> [Data shown]:
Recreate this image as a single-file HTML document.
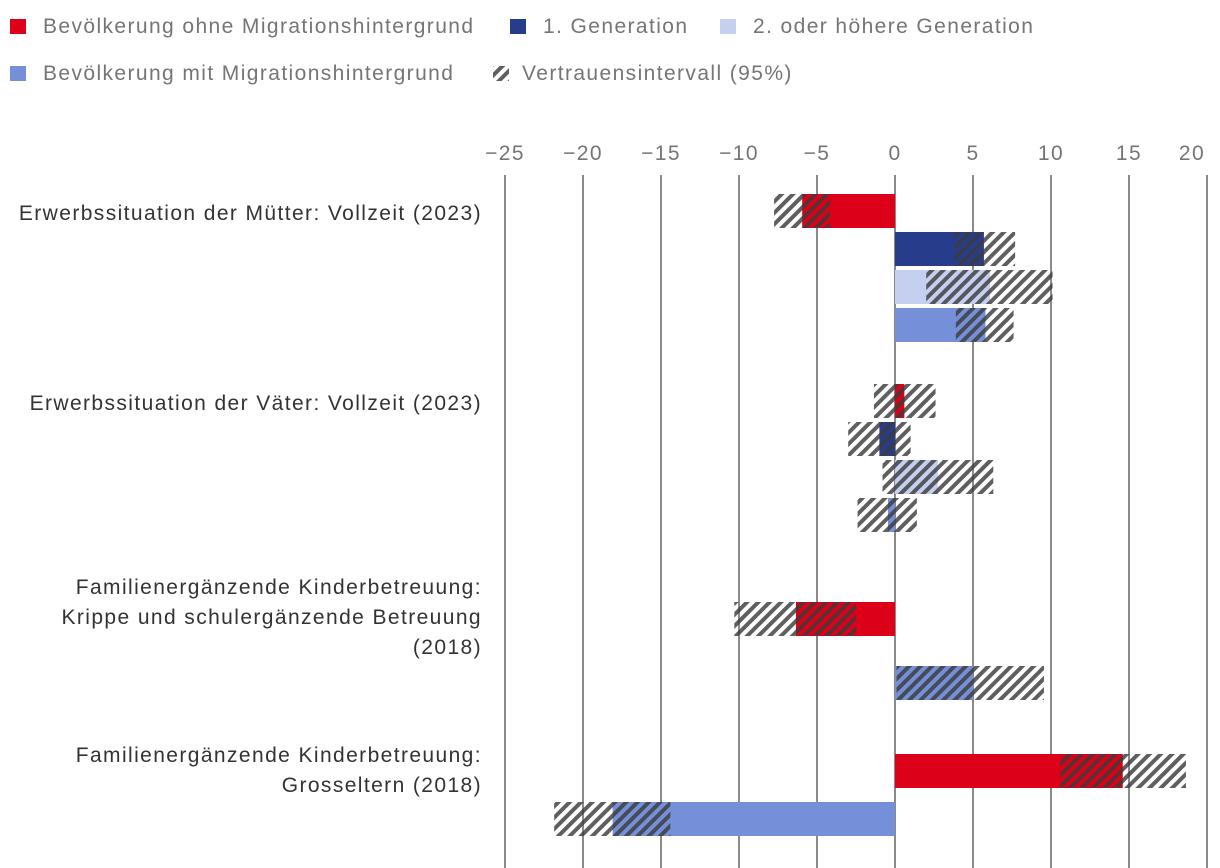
<!DOCTYPE html>
<html><head><meta charset="utf-8"><style>
body{margin:0;background:#fff;font-family:"Liberation Sans",sans-serif;}
svg{display:block}
text{letter-spacing:1.4px}
</style></head><body>
<svg id="chart" width="1220" height="868">
<defs>
<pattern id="hatch" patternUnits="userSpaceOnUse" width="8" height="8" patternTransform="rotate(45)">
<rect x="0" y="0" width="4" height="8" fill="#3c3c3c" fill-opacity="0.82"/>
</pattern>
</defs>
<g id="legend"></g>
<g id="grid"></g>
<g id="xticks"></g>
<g id="labels"></g>
<g id="bars"></g>
</svg>
<script>
const categories=[["Erwerbssituation der Mütter: Vollzeit (2023)"],["Erwerbssituation der Väter: Vollzeit (2023)"],["Familienergänzende Kinderbetreuung:","Krippe und schulergänzende Betreuung","(2018)"],["Familienergänzende Kinderbetreuung:","Grosseltern (2018)"]];
const seriesNames=["Bevölkerung ohne Migrationshintergrund","1. Generation","2. oder höhere Generation","Bevölkerung mit Migrationshintergrund"];
const values=[[-5.95,5.7,6.1,5.8],[0.6,-1.0,2.75,-0.45],[-6.35,null,null,5.0],[14.6,null,null,-18.1]];
const ciLow=[[-7.75,3.8,2.0,3.9],[-1.35,-3.0,-0.8,-2.4],[-10.3,null,null,0.1],[10.6,null,null,-21.85]];
const ciHigh=[[-4.15,7.7,10.1,7.6],[2.6,1.0,6.3,1.4],[-2.5,null,null,9.55],[18.65,null,null,-14.4]];
const ticks=[-25,-20,-15,-10,-5,0,5,10,15,20];
const colors=["#dc0018","#283c8c","#c5d0f0","#7590d8"];
const NS="http://www.w3.org/2000/svg";
function x(v){return 895+v*15.6;}
function mk(tag,attrs,parent){const e=document.createElementNS(NS,tag);for(const k in attrs)e.setAttribute(k,attrs[k]);parent.appendChild(e);return e;}
const G=id=>document.getElementById(id);
const legPos=[[10,26],[510,26],[720,26],[10,73],[493,73]];
const legNames=seriesNames.concat(["Vertrauensintervall (95%)"]);
[0,1,2,3,4].forEach((s,i)=>{const [lx,ly]=legPos[i];
 const g=mk('g',{},G('legend'));
 
 
 if(s<4) mk('rect',{x:lx,y:ly-7,width:16,height:15,fill:colors[s]},g);
 else mk('rect',{x:lx,y:ly-7,width:16,height:15,fill:'url(#hatch)'},g);
 const t=mk('text',{x:lx+(s<4?33:29),y:ly+7,'font-size':21,fill:'#757575'},g);t.textContent=legNames[s];
});
ticks.forEach(v=>{
 const l=mk('line',{x1:x(v),x2:x(v),y1:175,y2:868,stroke:'#8a8a8a','stroke-width':2},G('grid'));
 
 
 const t=mk('text',{x:Math.min(x(v),1192),y:160,'font-size':21,fill:'#757575','text-anchor':'middle'},G('xticks'));
 
 
 t.textContent=(v<0?'\u2212'+(-v):String(v));
});
const rowY=[[194,232,270,308],[384,422,460,498],[602,null,null,666],[754,null,null,802]];
const labelY=[[220],[410],[594,624,654],[762,792]];
categories.forEach((c,ci)=>{
 c.forEach((line,li)=>{const t=mk('text',{x:482,y:labelY[ci][li],'font-size':21,fill:'#333','text-anchor':'end'},G('labels'));
  
  
  t.textContent=line;});
 for(let s=0;s<4;s++){const v=values[ci][s];if(v==null)continue;const y=rowY[ci][s];
  const r=mk('rect',{x:Math.min(x(0),x(v)),y:y,width:Math.abs(x(v)-x(0)),height:34,fill:colors[s]},G('bars'));
  
  
  const h=mk('rect',{x:x(ciLow[ci][s]),y:y,width:x(ciHigh[ci][s])-x(ciLow[ci][s]),height:34,fill:'url(#hatch)'},G('bars'));
  
  
 }
});
</script>
</body></html>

> [Exercise requirements]:
Give back every line exactly as it stands, pictures excluded.

> [Solution]:
Recreate this image as a single-file HTML document.
<!DOCTYPE html>
<html><head><meta charset="utf-8"><style>
body{margin:0;background:#fff;font-family:"Liberation Sans",sans-serif;}
svg{display:block}
text{letter-spacing:1.4px}
</style></head><body>
<svg id="chart" width="1220" height="868">
<defs>
<pattern id="hatch" patternUnits="userSpaceOnUse" width="8" height="8" patternTransform="rotate(45)">
<rect x="0" y="0" width="4" height="8" fill="#3c3c3c" fill-opacity="0.82"/>
</pattern>
</defs>
<g id="legend"></g>
<g id="grid"></g>
<g id="xticks"></g>
<g id="labels"></g>
<g id="bars"></g>
</svg>
<script>
const categories=[["Erwerbssituation der Mütter: Vollzeit (2023)"],["Erwerbssituation der Väter: Vollzeit (2023)"],["Familienergänzende Kinderbetreuung:","Krippe und schulergänzende Betreuung","(2018)"],["Familienergänzende Kinderbetreuung:","Grosseltern (2018)"]];
const seriesNames=["Bevölkerung ohne Migrationshintergrund","1. Generation","2. oder höhere Generation","Bevölkerung mit Migrationshintergrund"];
const values=[[-5.95,5.7,6.1,5.8],[0.6,-1.0,2.75,-0.45],[-6.35,null,null,5.0],[14.6,null,null,-18.1]];
const ciLow=[[-7.75,3.8,2.0,3.9],[-1.35,-3.0,-0.8,-2.4],[-10.3,null,null,0.1],[10.6,null,null,-21.85]];
const ciHigh=[[-4.15,7.7,10.1,7.6],[2.6,1.0,6.3,1.4],[-2.5,null,null,9.55],[18.65,null,null,-14.4]];
const ticks=[-25,-20,-15,-10,-5,0,5,10,15,20];
const colors=["#dc0018","#283c8c","#c5d0f0","#7590d8"];
const NS="http://www.w3.org/2000/svg";
function x(v){return 895+v*15.6;}
function mk(tag,attrs,parent){const e=document.createElementNS(NS,tag);for(const k in attrs)e.setAttribute(k,attrs[k]);parent.appendChild(e);return e;}
const G=id=>document.getElementById(id);
const legPos=[[10,26],[510,26],[720,26],[10,73],[493,73]];
const legNames=seriesNames.concat(["Vertrauensintervall (95%)"]);
[0,1,2,3,4].forEach((s,i)=>{const [lx,ly]=legPos[i];
 const g=mk('g',{},G('legend'));
 
 
 if(s<4) mk('rect',{x:lx,y:ly-7,width:16,height:15,fill:colors[s]},g);
 else mk('rect',{x:lx,y:ly-7,width:16,height:15,fill:'url(#hatch)'},g);
 const t=mk('text',{x:lx+(s<4?33:29),y:ly+7,'font-size':21,fill:'#757575'},g);t.textContent=legNames[s];
});
ticks.forEach(v=>{
 const l=mk('line',{x1:x(v),x2:x(v),y1:175,y2:868,stroke:'#8a8a8a','stroke-width':2},G('grid'));
 
 
 const t=mk('text',{x:Math.min(x(v),1192),y:160,'font-size':21,fill:'#757575','text-anchor':'middle'},G('xticks'));
 
 
 t.textContent=(v<0?'\u2212'+(-v):String(v));
});
const rowY=[[194,232,270,308],[384,422,460,498],[602,null,null,666],[754,null,null,802]];
const labelY=[[220],[410],[594,624,654],[762,792]];
categories.forEach((c,ci)=>{
 c.forEach((line,li)=>{const t=mk('text',{x:482,y:labelY[ci][li],'font-size':21,fill:'#333','text-anchor':'end'},G('labels'));
  
  
  t.textContent=line;});
 for(let s=0;s<4;s++){const v=values[ci][s];if(v==null)continue;const y=rowY[ci][s];
  const r=mk('rect',{x:Math.min(x(0),x(v)),y:y,width:Math.abs(x(v)-x(0)),height:34,fill:colors[s]},G('bars'));
  
  
  const h=mk('rect',{x:x(ciLow[ci][s]),y:y,width:x(ciHigh[ci][s])-x(ciLow[ci][s]),height:34,fill:'url(#hatch)'},G('bars'));
  
  
 }
});
</script>
</body></html>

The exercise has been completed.